■ **The records**:
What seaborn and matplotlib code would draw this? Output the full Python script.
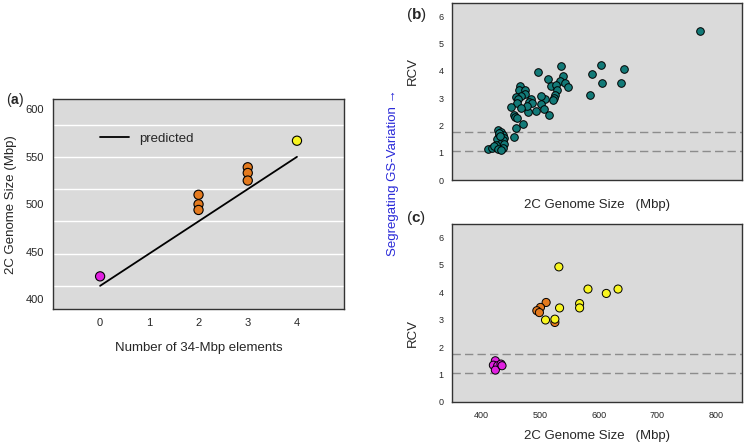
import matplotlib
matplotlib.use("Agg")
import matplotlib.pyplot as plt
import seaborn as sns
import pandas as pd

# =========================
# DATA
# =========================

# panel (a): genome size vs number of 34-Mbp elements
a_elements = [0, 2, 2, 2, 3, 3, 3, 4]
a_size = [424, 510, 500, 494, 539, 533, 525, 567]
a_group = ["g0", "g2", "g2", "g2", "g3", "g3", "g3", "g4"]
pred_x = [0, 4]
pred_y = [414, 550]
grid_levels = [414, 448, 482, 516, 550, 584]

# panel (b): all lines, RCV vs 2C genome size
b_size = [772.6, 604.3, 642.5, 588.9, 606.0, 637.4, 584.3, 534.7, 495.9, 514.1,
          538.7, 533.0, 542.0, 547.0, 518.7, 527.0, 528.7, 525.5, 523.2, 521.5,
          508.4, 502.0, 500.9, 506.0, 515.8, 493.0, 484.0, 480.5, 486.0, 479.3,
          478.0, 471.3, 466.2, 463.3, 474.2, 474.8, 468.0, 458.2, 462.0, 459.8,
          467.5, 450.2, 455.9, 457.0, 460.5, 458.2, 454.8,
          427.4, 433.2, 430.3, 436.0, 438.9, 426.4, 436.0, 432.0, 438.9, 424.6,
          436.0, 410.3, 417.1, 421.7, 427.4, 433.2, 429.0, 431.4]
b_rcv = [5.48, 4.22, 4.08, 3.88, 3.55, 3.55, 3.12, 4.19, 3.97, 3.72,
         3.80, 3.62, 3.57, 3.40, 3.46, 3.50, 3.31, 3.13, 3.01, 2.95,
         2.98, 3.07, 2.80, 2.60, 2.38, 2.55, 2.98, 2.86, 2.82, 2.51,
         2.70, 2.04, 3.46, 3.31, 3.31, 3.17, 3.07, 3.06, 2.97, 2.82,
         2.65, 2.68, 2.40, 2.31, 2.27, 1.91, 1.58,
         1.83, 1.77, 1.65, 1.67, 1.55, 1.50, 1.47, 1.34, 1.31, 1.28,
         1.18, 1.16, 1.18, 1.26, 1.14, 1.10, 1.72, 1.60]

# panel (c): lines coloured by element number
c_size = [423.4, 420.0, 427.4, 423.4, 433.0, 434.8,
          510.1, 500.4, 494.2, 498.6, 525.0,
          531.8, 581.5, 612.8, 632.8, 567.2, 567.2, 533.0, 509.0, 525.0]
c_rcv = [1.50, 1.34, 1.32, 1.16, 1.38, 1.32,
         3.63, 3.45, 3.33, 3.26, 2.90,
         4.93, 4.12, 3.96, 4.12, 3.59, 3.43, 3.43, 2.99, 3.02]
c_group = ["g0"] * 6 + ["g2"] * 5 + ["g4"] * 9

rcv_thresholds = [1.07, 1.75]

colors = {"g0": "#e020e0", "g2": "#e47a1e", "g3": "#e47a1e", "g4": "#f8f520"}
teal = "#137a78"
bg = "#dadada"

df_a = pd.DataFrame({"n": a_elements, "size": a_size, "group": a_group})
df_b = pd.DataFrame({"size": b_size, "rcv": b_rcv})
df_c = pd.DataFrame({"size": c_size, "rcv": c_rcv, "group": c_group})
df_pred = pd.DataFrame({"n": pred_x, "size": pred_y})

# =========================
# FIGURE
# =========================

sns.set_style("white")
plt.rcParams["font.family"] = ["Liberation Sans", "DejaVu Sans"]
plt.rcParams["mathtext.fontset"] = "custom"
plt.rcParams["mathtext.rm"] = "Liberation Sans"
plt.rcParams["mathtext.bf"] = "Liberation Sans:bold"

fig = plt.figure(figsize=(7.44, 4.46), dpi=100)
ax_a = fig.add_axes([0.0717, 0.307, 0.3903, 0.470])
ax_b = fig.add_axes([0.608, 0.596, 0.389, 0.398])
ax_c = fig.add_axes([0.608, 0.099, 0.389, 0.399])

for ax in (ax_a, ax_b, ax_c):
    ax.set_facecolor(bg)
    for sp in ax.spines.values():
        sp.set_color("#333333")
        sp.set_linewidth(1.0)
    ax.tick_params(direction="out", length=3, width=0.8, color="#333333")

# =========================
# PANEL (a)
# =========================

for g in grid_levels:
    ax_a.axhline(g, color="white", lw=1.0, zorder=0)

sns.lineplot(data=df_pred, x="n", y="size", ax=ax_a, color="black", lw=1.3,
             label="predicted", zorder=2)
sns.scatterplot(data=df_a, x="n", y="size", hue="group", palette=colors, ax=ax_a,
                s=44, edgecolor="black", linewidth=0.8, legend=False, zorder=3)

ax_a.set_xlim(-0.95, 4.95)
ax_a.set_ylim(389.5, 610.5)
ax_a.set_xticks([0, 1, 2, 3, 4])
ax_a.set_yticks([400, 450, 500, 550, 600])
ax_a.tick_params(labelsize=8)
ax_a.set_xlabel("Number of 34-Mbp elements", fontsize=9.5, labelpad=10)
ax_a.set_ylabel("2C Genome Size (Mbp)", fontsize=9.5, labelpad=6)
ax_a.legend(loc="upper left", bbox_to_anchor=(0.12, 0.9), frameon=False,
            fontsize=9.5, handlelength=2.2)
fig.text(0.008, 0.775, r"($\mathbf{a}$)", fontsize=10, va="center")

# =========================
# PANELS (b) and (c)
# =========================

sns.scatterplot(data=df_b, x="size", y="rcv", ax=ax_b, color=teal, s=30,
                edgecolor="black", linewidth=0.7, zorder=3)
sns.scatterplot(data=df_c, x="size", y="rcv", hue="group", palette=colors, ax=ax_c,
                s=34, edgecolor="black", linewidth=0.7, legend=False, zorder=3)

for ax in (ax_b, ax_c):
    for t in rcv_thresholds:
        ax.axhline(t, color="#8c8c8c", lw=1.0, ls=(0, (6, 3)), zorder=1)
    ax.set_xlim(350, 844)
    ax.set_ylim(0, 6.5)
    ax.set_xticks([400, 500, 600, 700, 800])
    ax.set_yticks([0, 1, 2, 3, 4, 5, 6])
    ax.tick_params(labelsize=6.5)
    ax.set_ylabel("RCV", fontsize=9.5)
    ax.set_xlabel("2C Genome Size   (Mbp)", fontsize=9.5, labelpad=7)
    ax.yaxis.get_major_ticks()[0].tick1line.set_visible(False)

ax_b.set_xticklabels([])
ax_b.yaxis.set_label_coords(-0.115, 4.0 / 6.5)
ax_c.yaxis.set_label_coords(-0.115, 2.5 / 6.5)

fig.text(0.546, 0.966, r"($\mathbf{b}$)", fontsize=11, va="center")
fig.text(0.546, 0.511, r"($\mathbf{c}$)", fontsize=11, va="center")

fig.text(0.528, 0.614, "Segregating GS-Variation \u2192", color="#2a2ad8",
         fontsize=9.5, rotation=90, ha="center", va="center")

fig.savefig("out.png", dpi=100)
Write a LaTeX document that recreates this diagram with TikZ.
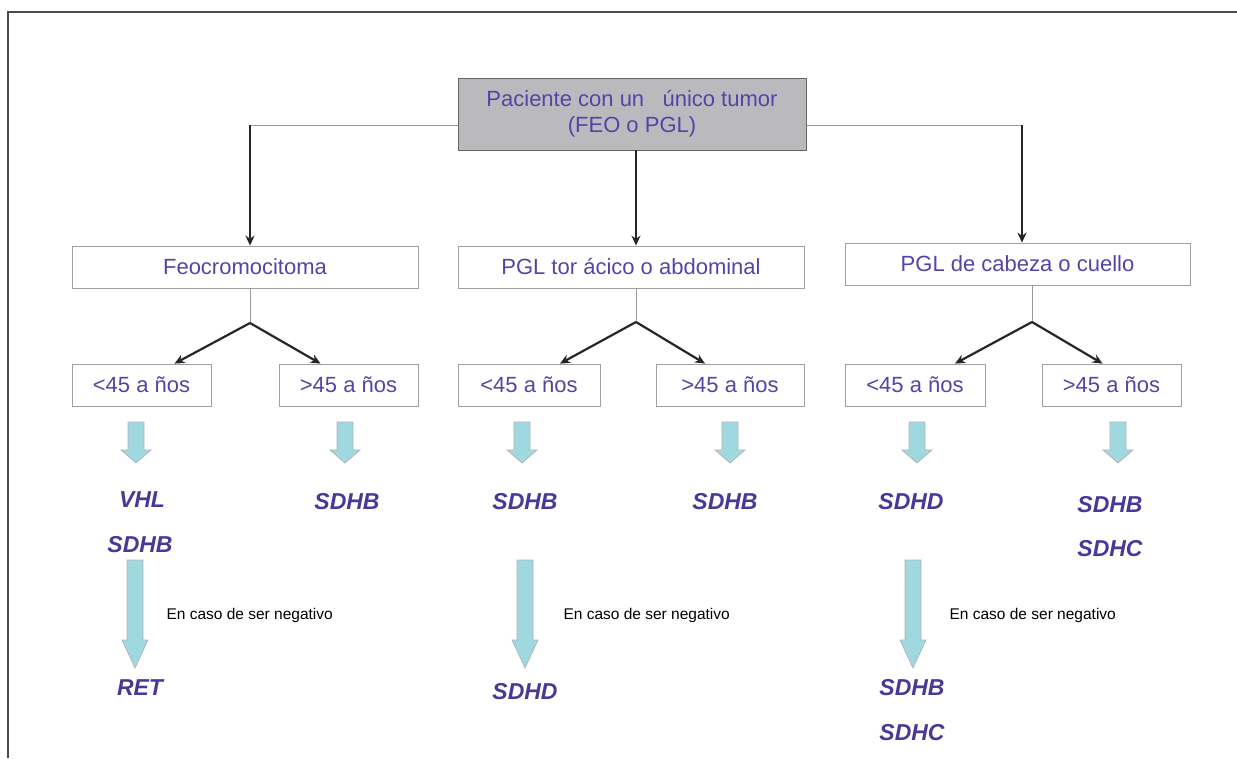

■ **What you are asked to do**: Skip the pictures and quote each line of the entries above, from the first through the line with "1.18, 1.16, 1.18, 1.26, 1.14, 1.10, 1.72, 1.60]", exactly as it appears.

■ **Final result**:
What seaborn and matplotlib code would draw this? Output the full Python script.
import matplotlib
matplotlib.use("Agg")
import matplotlib.pyplot as plt
import seaborn as sns
import pandas as pd

# =========================
# DATA
# =========================

# panel (a): genome size vs number of 34-Mbp elements
a_elements = [0, 2, 2, 2, 3, 3, 3, 4]
a_size = [424, 510, 500, 494, 539, 533, 525, 567]
a_group = ["g0", "g2", "g2", "g2", "g3", "g3", "g3", "g4"]
pred_x = [0, 4]
pred_y = [414, 550]
grid_levels = [414, 448, 482, 516, 550, 584]

# panel (b): all lines, RCV vs 2C genome size
b_size = [772.6, 604.3, 642.5, 588.9, 606.0, 637.4, 584.3, 534.7, 495.9, 514.1,
          538.7, 533.0, 542.0, 547.0, 518.7, 527.0, 528.7, 525.5, 523.2, 521.5,
          508.4, 502.0, 500.9, 506.0, 515.8, 493.0, 484.0, 480.5, 486.0, 479.3,
          478.0, 471.3, 466.2, 463.3, 474.2, 474.8, 468.0, 458.2, 462.0, 459.8,
          467.5, 450.2, 455.9, 457.0, 460.5, 458.2, 454.8,
          427.4, 433.2, 430.3, 436.0, 438.9, 426.4, 436.0, 432.0, 438.9, 424.6,
          436.0, 410.3, 417.1, 421.7, 427.4, 433.2, 429.0, 431.4]
b_rcv = [5.48, 4.22, 4.08, 3.88, 3.55, 3.55, 3.12, 4.19, 3.97, 3.72,
         3.80, 3.62, 3.57, 3.40, 3.46, 3.50, 3.31, 3.13, 3.01, 2.95,
         2.98, 3.07, 2.80, 2.60, 2.38, 2.55, 2.98, 2.86, 2.82, 2.51,
         2.70, 2.04, 3.46, 3.31, 3.31, 3.17, 3.07, 3.06, 2.97, 2.82,
         2.65, 2.68, 2.40, 2.31, 2.27, 1.91, 1.58,
         1.83, 1.77, 1.65, 1.67, 1.55, 1.50, 1.47, 1.34, 1.31, 1.28,
         1.18, 1.16, 1.18, 1.26, 1.14, 1.10, 1.72, 1.60]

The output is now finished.